To address these issues, researchers designed a new gapfilling algorithm termed OMEGGA (OMics-Enabled Global GApfilling). As indicated by its name, OMEGGA uses diverse data sources (such as amplicon, transcriptomic, proteomic, and metabolomic data) to simultaneously fit a draft metabolic model to all available phenotype data. In this work, researchers demonstrate the two major capabilities of OMEGGA: global and omics-guided gapfilling.

For global (or simultaneous) gapfilling, researchers developed a linear programming (LP)-based algorithm to identify a minimal set of reactions meeting all experimentally observed growth conditions, without iterative fitting. The LP-based algorithm shows far superior performance compared to existing mixed integer linear programming (MILP)-based algorithms as demonstrated through a case study using Escherichia coli. While the computational burden builds up exponentially as the number of media conditions increases, the actual computational time was indeed acceptable, indicating that the algorithm can be flexibly extended to more complex datasets by leveraging higher performance computational power in KBase. Importantly, the clever design of LP-based algorithm allows researchers to use non-proprietary LP solvers, avoiding any potential licensing issues. In parallel, researchers also developed an algorithm that incorporates–(1) gene annotations from multiple complementary pipelines (e.g., RAST, Prokka, Koala, DeepEC), and (2) additional omics data (e.g., transcriptomic profiles). In the case study of E. coli, the gapfilling solutions showed much stronger genomic and experimental consistencies than the typical parsimonious gapfilling. The inclusion of biologically relevant reactions is critical to avoid false positives, which traditionally requires manual curation.

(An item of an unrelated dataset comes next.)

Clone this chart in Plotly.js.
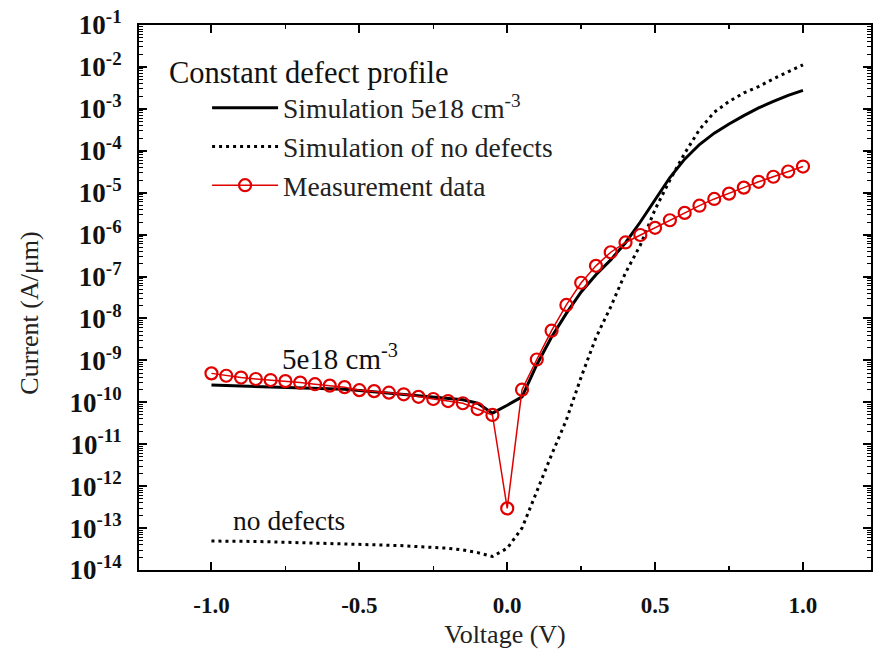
<!DOCTYPE html>
<html><head><meta charset="utf-8">
<script src="https://cdn.plot.ly/plotly-3.0.1.min.js"></script>
<style>body{margin:0;background:#fff}#chart{width:874px;height:654px}</style>
</head><body><div id="chart"></div>
<script>
const voltage = [-1.0,-0.95,-0.9,-0.85,-0.8,-0.75,-0.7,-0.65,-0.6,-0.55,-0.5,-0.45,-0.4,-0.35,-0.3,-0.25,-0.2,-0.15,-0.1,-0.05,
  0.0,0.05,0.1,0.15,0.2,0.25,0.3,0.35,0.4,0.45,0.5,0.55,0.6,0.65,0.7,0.75,0.8,0.85,0.9,0.95,1.0];
const simDefects = [2.57e-10,2.51e-10,2.45e-10,2.40e-10,2.34e-10,2.29e-10,2.24e-10,2.19e-10,2.14e-10,2.04e-10,
  1.91e-10,1.78e-10,1.66e-10,1.55e-10,1.45e-10,1.35e-10,1.26e-10,1.15e-10,9.5e-11,5.5e-11,
  8.5e-11,1.35e-10,7.9e-10,3.6e-9,1.32e-8,4.3e-8,1.1e-7,2.5e-7,6.4e-7,2.0e-6,
  6.8e-6,2.3e-5,6.3e-5,1.41e-4,2.63e-4,4.37e-4,6.9e-4,1.05e-3,1.5e-3,2.1e-3,2.75e-3];
const simNoDefects = [4.9e-14,4.9e-14,4.8e-14,4.8e-14,4.7e-14,4.6e-14,4.5e-14,4.5e-14,4.4e-14,4.3e-14,
  4.2e-14,4.1e-14,3.9e-14,3.8e-14,3.6e-14,3.5e-14,3.3e-14,3.0e-14,2.6e-14,2.1e-14,
  3.3e-14,1.0e-13,7.9e-13,5.6e-12,3.8e-11,4.0e-10,3.5e-9,1.9e-8,1.23e-7,5.6e-7,
  4.0e-6,2.0e-5,8.7e-5,3.2e-4,8.3e-4,1.5e-3,2.4e-3,3.4e-3,5.2e-3,7.6e-3,1.12e-2];
const measured = [4.9e-10,4.3e-10,3.9e-10,3.6e-10,3.4e-10,3.2e-10,2.95e-10,2.7e-10,2.5e-10,2.3e-10,
  1.95e-10,1.85e-10,1.7e-10,1.55e-10,1.35e-10,1.2e-10,1.07e-10,9.5e-11,6.9e-11,5.0e-11,
  2.95e-13,2.0e-10,1.05e-9,5.1e-9,2.1e-8,7.1e-8,1.8e-7,3.8e-7,6.5e-7,9.8e-7,
  1.45e-6,2.2e-6,3.3e-6,4.9e-6,7.1e-6,9.5e-6,1.32e-5,1.82e-5,2.4e-5,3.2e-5,4.2e-5];
const seriesNames = ['Simulation 5e18 cm<sup>-3</sup>','Simulation of no defects','Measurement data'];
const yTickVals = [1e-14,1e-13,1e-12,1e-11,1e-10,1e-9,1e-8,1e-7,1e-6,1e-5,1e-4,1e-3,1e-2,1e-1];
const yTickText = ['10<sup>-14</sup>','10<sup>-13</sup>','10<sup>-12</sup>','10<sup>-11</sup>','10<sup>-10</sup>',
  '10<sup>-9</sup>','10<sup>-8</sup>','10<sup>-7</sup>','10<sup>-6</sup>','10<sup>-5</sup>','10<sup>-4</sup>',
  '10<sup>-3</sup>','10<sup>-2</sup>','10<sup>-1</sup>'];
const xTickVals = [-1.0,-0.5,0.0,0.5,1.0];
const xTickText = ['-1.0','-0.5','0.0','0.5','1.0'];

const serif = "'Liberation Serif', 'Times New Roman', serif";
const traces = [
  {x: voltage, y: simDefects, name: seriesNames[0], mode: 'lines', legendgroup: 'a',
   line: {color: '#000', width: 3}},
  {x: voltage, y: simNoDefects, name: seriesNames[1], mode: 'lines', legendgroup: 'b',
   line: {color: '#000', width: 3, dash: '3px,4px'}},
  {x: voltage, y: measured, name: seriesNames[2], mode: 'lines+markers', legendgroup: 'c',
   line: {color: '#e00000', width: 1.5},
   marker: {symbol: 'circle-open', size: 12, color: '#e00000', line: {width: 2.2, color: '#e00000'}}}
];
const layout = {
  width: 874, height: 654,
  margin: {l: 139, r: 3, t: 25, b: 84},
  paper_bgcolor: '#fff', plot_bgcolor: '#fff',
  font: {family: serif, color: '#111'},
  showlegend: true,
  legend: {x: 0.093, y: 0.893, xanchor: 'left', yanchor: 'top', bgcolor: 'rgba(0,0,0,0)',
    font: {family: serif, size: 27.5, color: '#222'}, tracegroupgap: 0, itemwidth: 66},
  xaxis: {range: [-1.245, 1.23], tickvals: xTickVals, ticktext: xTickText,
    ticks: 'inside', ticklen: 8, tickwidth: 2, tickcolor: '#000',
    showline: true, linewidth: 2, linecolor: '#000', mirror: 'allticks',
    showgrid: false, zeroline: false,
    minor: {ticks: 'inside', ticklen: 4, tickwidth: 1.5, dtick: 0.25, tickcolor: '#000', showgrid: false},
    tickfont: {family: serif, size: 23, color: '#111', weight: 'bold'}, ticklabelstandoff: 13,
    title: {text: 'Voltage (V)', font: {family: serif, size: 26, color: '#222'}, standoff: 8}},
  yaxis: {type: 'log', range: [-14, -1], tickvals: yTickVals, ticktext: yTickText,
    ticks: 'inside', ticklen: 8, tickwidth: 2, tickcolor: '#000',
    showline: true, linewidth: 2, linecolor: '#000', mirror: 'allticks',
    showgrid: false, zeroline: false,
    minor: {ticks: 'inside', ticklen: 4, tickwidth: 1, dtick: 'D1', tickcolor: '#000', showgrid: false},
    tickfont: {family: serif, size: 27, color: '#111', weight: 'bold'}, ticklabelstandoff: 10},
  annotations: [
    {text: 'Current (A/μm)', xref: 'paper', yref: 'paper', x: -0.149, y: 0.472, textangle: -90,
     xanchor: 'center', yanchor: 'middle', showarrow: false, font: {family: serif, size: 26, color: '#222'}},
    {text: 'Constant defect profile', xref: 'paper', yref: 'paper', x: 0.038, y: 0.912,
     xanchor: 'left', yanchor: 'middle', showarrow: false, font: {family: serif, size: 30.5, color: '#111'}},
    {text: '5e18 cm<sup>-3</sup>', xref: 'paper', yref: 'paper', x: 0.193, y: 0.391,
     xanchor: 'left', yanchor: 'middle', showarrow: false, font: {family: serif, size: 29, color: '#111'}},
    {text: 'no defects', xref: 'paper', yref: 'paper', x: 0.126, y: 0.09,
     xanchor: 'left', yanchor: 'middle', showarrow: false, font: {family: serif, size: 27.5, color: '#111'}}
  ]
};
Plotly.newPlot('chart', traces, layout, {displayModeBar: false, staticPlot: true});
</script>
</body></html>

Researchers will extend the test cases to include non-model organisms by using condition-specific multiomics and phenotype data from the Model Soil Consortia-2 (MSC-2) and associated isolated organisms developed through PNNL’s Soil Microbiome SFA. Researchers are working with the KBase team to incorporate the OMEGGA algorithm into KBase. The team will build an external application library for gapfilling and incorporate that into existing KBase apps that can leverage the multiomics data to derive more biologically relevant and realistic gapfilling solutions. To improve quality and supportability of the software, testing and documentation will also be incorporated into automated processes. The new optimization algorithms and KBase apps greatly facilitate the construction of high-quality metabolic networks by simultaneously incorporating molecular and phenotypic observations, eliminating the need for time-consuming, manual troubleshooting.

Funding Information

PNNL is a multi-program national laboratory operated by Battelle for the DOE under Contract DE-AC05-76RLO 1830. This program is supported by the U. S. Department of Energy, Office of Science, through the Genomic Science program, Office of Biological and Environmental Research, under FWP 70880 and FWP 78749.